- **WHAT THE EXERCISE ASKS**
Retype nothing except the lines below from the one with "Give me the Plotly source for this chart." through the one with "import plotly.graph_objects as go", exactly, with images left out.
-- start DATA SUPPLIED --
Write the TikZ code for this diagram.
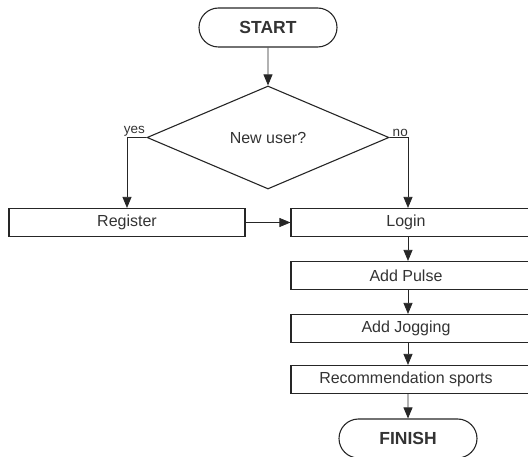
\documentclass[tikz,border=0pt]{standalone}
\usepackage{fontspec}
\setmainfont{Liberation Sans}
\usetikzlibrary{shapes.geometric,shapes.misc,arrows.meta}
\tikzset{
  box/.style={draw=black!85, line width=1.1pt, rectangle, minimum height=28pt, inner sep=0pt, text=black!80, font=\fontsize{16}{18}\selectfont},
  rbox/.style={box, minimum width=254pt, execute at begin node={\hspace*{-24pt}}},
  term/.style={draw=black!85, line width=1.1pt, rounded rectangle, minimum width=138pt, minimum height=39pt, inner sep=0pt, text=black!80, font=\fontsize{17.5}{20}\selectfont\bfseries},
  question/.style={draw=black!85, line width=1.1pt, diamond, minimum width=242pt, minimum height=103pt, inner sep=0pt, text=black!80, font=\fontsize{16}{18}\selectfont},
  flow/.style={draw=black!85, line width=0.8pt, -{Triangle[length=11pt,width=9pt]}},
  answer/.style={text=black!80, inner sep=0.5pt, font=\fontsize{13.5}{15}\selectfont}
}
\begin{document}
\begin{tikzpicture}[x=1pt,y=-1pt]
    \useasboundingbox (0,0) rectangle (528,457);
    \clip (0,0) rectangle (528,457);

    \node[term] (start) at (268,27.5) {START};
    \node[question] (user) at (268,137.5) {New user?};
    \node[box, minimum width=236pt] (register) at (127,222.5) {Register};
    \node[rbox] (login) at (418,222.5) {Login};
    \node[rbox] (pulse) at (418,275.5) {Add Pulse};
    \node[rbox] (jogging) at (418,328.5) {Add Jogging};
    \node[rbox] (sports) at (418,379.5) {Recommendation sports};
    \node[term] (finish) at (408,438.5) {FINISH};

    \draw[flow] (start) -- (user);
    \draw[flow] (user.west) -| node[answer, pos=0.31, above] {yes} (register.north);
    \draw[flow] (user.east) -| node[answer, pos=0.29, above] {no} (login.north -| finish);
    \draw[flow] (register) -- (login);
    \draw[flow] (login.south -| finish) -- (pulse.north -| finish);
    \draw[flow] (pulse.south -| finish) -- (jogging.north -| finish);
    \draw[flow] (jogging.south -| finish) -- (sports.north -| finish);
    \draw[flow] (sports.south -| finish) -- (finish);
\end{tikzpicture}
\end{document}
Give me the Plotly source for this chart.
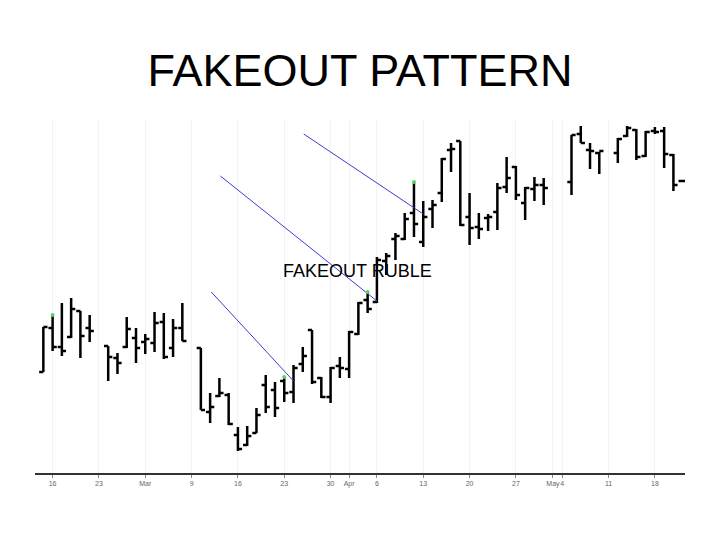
import plotly.graph_objects as go

# daily bars (price in chart units, axis hidden)
dates = ["2009-02-13", "2009-02-16", "2009-02-17", "2009-02-18", "2009-02-19", "2009-02-20",
         "2009-02-24", "2009-02-25", "2009-02-26", "2009-02-27",
         "2009-03-02", "2009-03-03", "2009-03-04", "2009-03-05", "2009-03-06",
         "2009-03-10", "2009-03-11", "2009-03-12", "2009-03-13",
         "2009-03-16", "2009-03-17", "2009-03-18", "2009-03-19", "2009-03-20",
         "2009-03-23", "2009-03-24", "2009-03-25", "2009-03-26", "2009-03-27",
         "2009-03-30", "2009-03-31", "2009-04-01", "2009-04-02", "2009-04-03",
         "2009-04-06", "2009-04-07", "2009-04-08", "2009-04-09", "2009-04-10",
         "2009-04-13", "2009-04-14", "2009-04-15", "2009-04-16", "2009-04-17",
         "2009-04-20", "2009-04-21", "2009-04-22", "2009-04-23", "2009-04-24",
         "2009-04-27", "2009-04-28", "2009-04-29", "2009-04-30",
         "2009-05-05", "2009-05-06", "2009-05-07", "2009-05-08",
         "2009-05-12", "2009-05-13", "2009-05-14", "2009-05-15",
         "2009-05-18", "2009-05-19", "2009-05-20", "2009-05-21"]

opens = [128, 172, 153, 163, 189, 172,
         154, 142, 153, 162,
         158, 157, 178, 152, 172,
         152, 88, 104, 105,
         65, 55, 67, 115, 110,
         119, 108, 136, 170, 122,
         103, 134, 131, 166, 200,
         198, 239, 261, 261, 287,
         258, 291, 307, 350, 359,
         283, 273, 282, 288, 313,
         333, 297, 311, 315,
         318, 366, 350, 347,
         347, 364, 370, 344,
         369, 369, 345, 319]

highs = [173, 186, 197, 202, 189, 185,
         154, 147, 183, 172,
         166, 188, 187, 181, 197,
         152, 107, 122, 107,
         73, 74, 92, 125, 118,
         123, 135, 153, 170, 123,
         133, 143, 169, 198, 208,
         243, 247, 267, 287, 318,
         299, 300, 342, 357, 359,
         307, 287, 286, 317, 343,
         334, 313, 323, 322,
         365, 374, 357, 348,
         362, 374, 371, 369,
         373, 373, 346, 319]

lows = [128, 149, 144, 162, 142, 158,
        119, 126, 152, 137,
        146, 148, 141, 143, 159,
        90, 77, 103, 75,
        49, 54, 67, 87, 83,
        98, 97, 128, 116, 102,
        97, 122, 122, 165, 187,
        197, 225, 240, 260, 263,
        253, 272, 298, 328, 274,
        255, 261, 269, 270, 307,
        300, 280, 299, 295,
        305, 357, 331, 326,
        337, 363, 340, 343,
        366, 332, 309, 319]

closes = [173, 153, 149, 191, 164, 169,
          143, 137, 171, 152,
          161, 177, 143, 172, 159,
          90, 93, 107, 76,
          51, 64, 85, 93, 92,
          107, 132, 144, 118, 103,
          132, 132, 168, 197, 191,
          240, 244, 264, 281, 276,
          283, 295, 341, 351, 275,
          272, 271, 283, 312, 322,
          305, 312, 315, 312,
          365, 357, 349, 349,
          361, 372, 343, 368,
          368, 346, 315, 319]

# trend lines drawn over the highs
line1_x = ["2009-03-11 03:00", "2009-03-24"]
line1_y = [208, 119]
line2_x = ["2009-03-12 02:30", "2009-04-06"]
line2_y = [324, 199]
line3_x = ["2009-03-25 02:30", "2009-04-13"]
line3_y = [366, 286]

# green marks on touched highs
touch_x = ["2009-02-16", "2009-03-23", "2009-04-03", "2009-04-10"]
touch_y = [185, 123, 208, 318]

tick_dates = ["2009-02-16", "2009-02-23", "2009-03-02", "2009-03-09", "2009-03-16",
              "2009-03-23", "2009-03-30", "2009-04-01", "2009-04-06", "2009-04-13",
              "2009-04-20", "2009-04-27", "2009-05-01", "2009-05-04", "2009-05-11",
              "2009-05-18"]
tick_labels = ["16", "23", "Mar", "9", "16", "23", "30", "Apr", "6", "13",
               "20", "27", "May", "4", "11", "18"]

fig = go.Figure()

fig.add_trace(go.Ohlc(x=dates, open=opens, high=highs, low=lows, close=closes,
                      increasing=dict(line=dict(color="black", width=2.5)),
                      decreasing=dict(line=dict(color="black", width=2.5)),
                      tickwidth=0.45, hoverinfo="skip", showlegend=False))

for lx, ly in [(line1_x, line1_y), (line2_x, line2_y), (line3_x, line3_y)]:
    fig.add_trace(go.Scatter(x=lx, y=ly, mode="lines",
                             line=dict(color="#3c3cd8", width=1),
                             hoverinfo="skip", showlegend=False))

fig.add_trace(go.Scatter(x=touch_x, y=touch_y, mode="markers",
                         marker=dict(color="#5fd35f", size=4),
                         hoverinfo="skip", showlegend=False))

fig.add_annotation(x="2009-04-01 22:00", y=229, text="FAKEOUT RUBLE",
                   showarrow=False, font=dict(size=18, color="black"))

# page body adds an 8px offset, so the figure is sized 712x532
fig.update_layout(
    width=712, height=532,
    margin={"l": 27, "r": 35, "t": 112, "b": 67},
    paper_bgcolor="white", plot_bgcolor="white",
    font=dict(family="Liberation Sans, Arial, sans-serif"),
    title=dict(text="FAKEOUT PATTERN", x=(360 - 8) / 712, xanchor="center",
               y=1 - 62 / 532, yanchor="middle", yref="container",
               font=dict(size=45, color="black")),
    xaxis=dict(type="date", rangeslider=dict(visible=False),
               rangebreaks=[dict(bounds=["sat", "mon"])],
               range=["2009-02-12 02:24", "2009-05-21 06:00"],
               tickvals=tick_dates, ticktext=tick_labels, tickangle=0,
               tickfont=dict(size=7, color="#666666"),
               ticks="outside", ticklen=3, tickcolor="#888888",
               showgrid=True, gridcolor="#f2f2f2", gridwidth=1,
               showline=True, linecolor="#333333", linewidth=1.5),
    yaxis=dict(range=[27, 380], visible=False),
)

fig.write_html("out.html")
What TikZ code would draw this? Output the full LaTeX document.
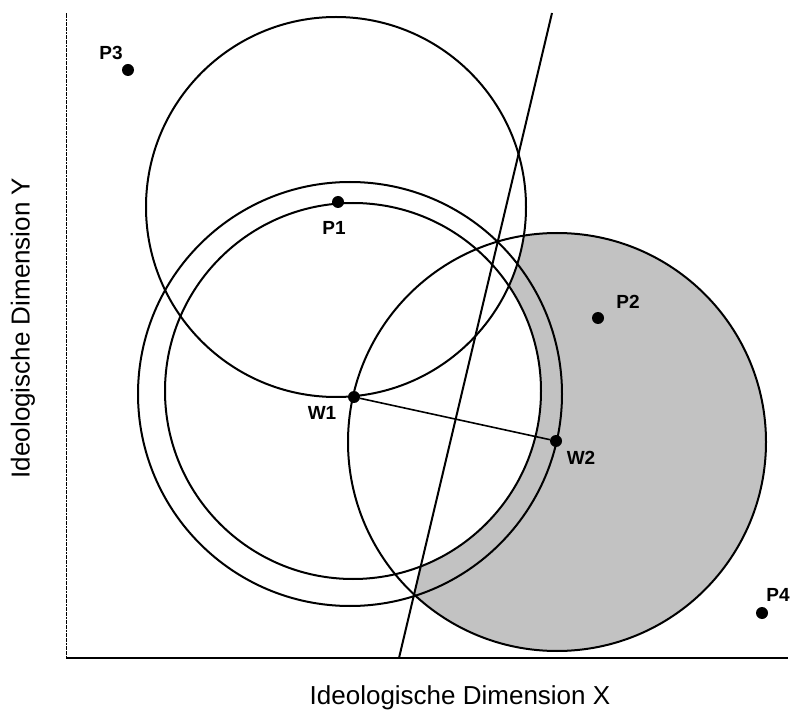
-- end DATA SUPPLIED --
- **WRITTEN ANSWER**
Give me the Plotly source for this chart.
import plotly.graph_objects as go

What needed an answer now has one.